Now great crowds accompanied Him [Jesus], and He turned and said to them, “If anyone comes to Me and does not hate his own father and mother and wife and children and brothers and sisters, yes, and even his own life, he cannot be My disciple. Whoever does not bear his own cross and come after Me cannot be My disciple. For which of you, desiring to build a tower, does not first sit down and count the cost, whether he has enough to complete it? … Or what king, going out to encounter another king in war, will not sit down first and deliberate whether he is able with ten thousand to meet him who comes against him with twenty thousand? And if not, while the other is yet a great way off, he sends a delegation and asks for terms of peace. So therefore, any one of you who does not renounce all that he has cannot be My disciple.”

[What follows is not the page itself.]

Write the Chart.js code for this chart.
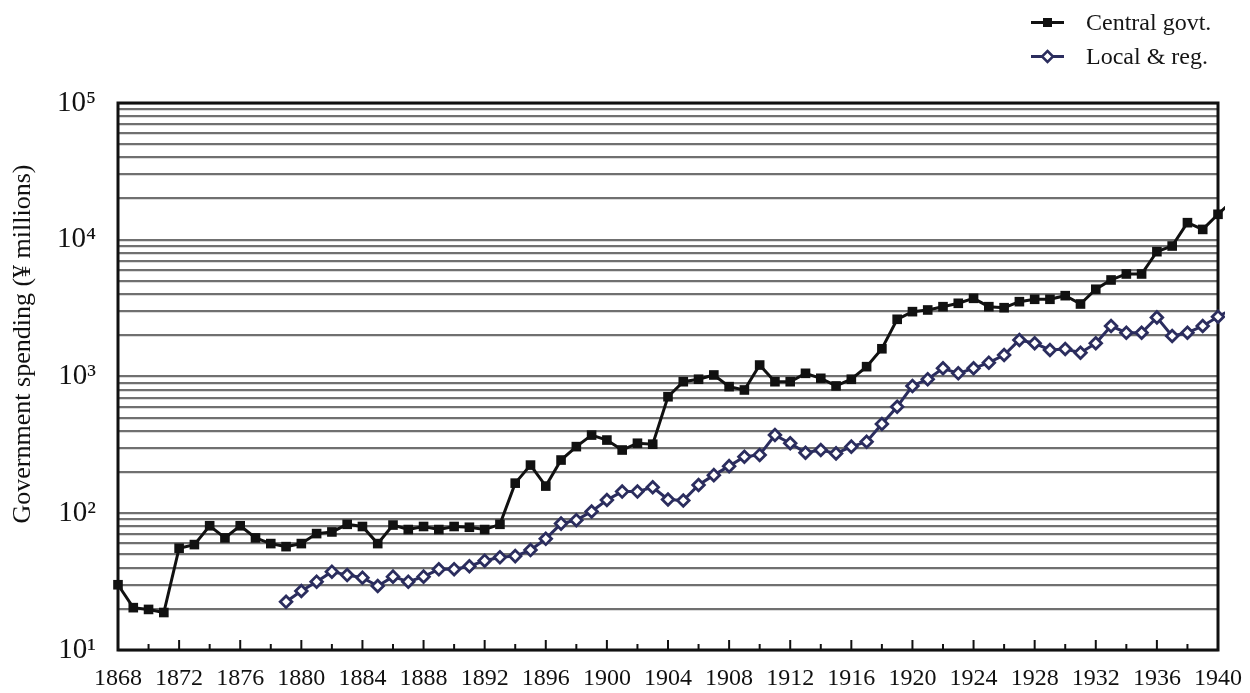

(Luke 14:25-28, 31-35 ESV)

This is one of those passages that make us squirm. Really, Lord, we have to hate our own families? We have to renounce everything we have?

I think Jesus intends us to squirm. If we aren’t squirming, we aren’t taking Him seriously enough.

Because He’s absolutely right when He says that following Him may cost us our families, our belongings, and even our own lives. Plenty of Christians have lost everything for Him already. We may be more privileged, but there’s no guarantee about the future. I have a friend whose family is throwing him out right now because of his faith in Jesus!

So does this mean we have to get rid of everything right now if we want to have Jesus? No, but we have to be prepared for the possibility. Some of Jesus’ early disciples did keep their homes, their families, their businesses. Mary, Martha, and Lazarus opened their home to Jesus when He was visiting Jerusalem. Matthew entertained Him at dinner. At least one of the disciples had access to a fishing boat, to carry Jesus around in. What they held on to, they kept with the intention of serving God first. And if a conflict ever arose, they knew Who was going to come first.

All this is very hard—but it becomes possible when we think of the way Jesus has loved us. Because He didn’t wait to see if He was going to have to lose it all for us—He tossed it aside. It was Jesus who left heaven behind to become our Savior—who traded a glorious throne for a musty, straw-lined manger. It was Jesus who left behind family and home to walk the roads of Palestine, teaching, healing, and serving from morning till night. And it was Jesus who lay down His own life for love of us, at the cross—because by doing that, He could win our freedom from sin, death, and the devil.

Now that Jesus has risen from the dead, He gives us everything we need. Life? Yes, life that lasts forever. Family? Yes—His own church as our brothers and sisters, and God Himself as our Father. Even if we lose it all, we have Jesus—the One who loves us like nobody else, and we will have Him forever.

We Pray: Dear Jesus, keep my eyes and heart set on You. Amen.

This Daily Devotion was written by Dr. Kari Vo.
Originally published in The Lutheran Hour on September 4, 2025
Used by permission from International Lutheran Laymen’s League, all rights reserved.

Reflection Questions:
1. What three things matter most in your life?
2. When have you lost something, however tiny, for Jesus’ sake?
3. What specific good things has Jesus given you?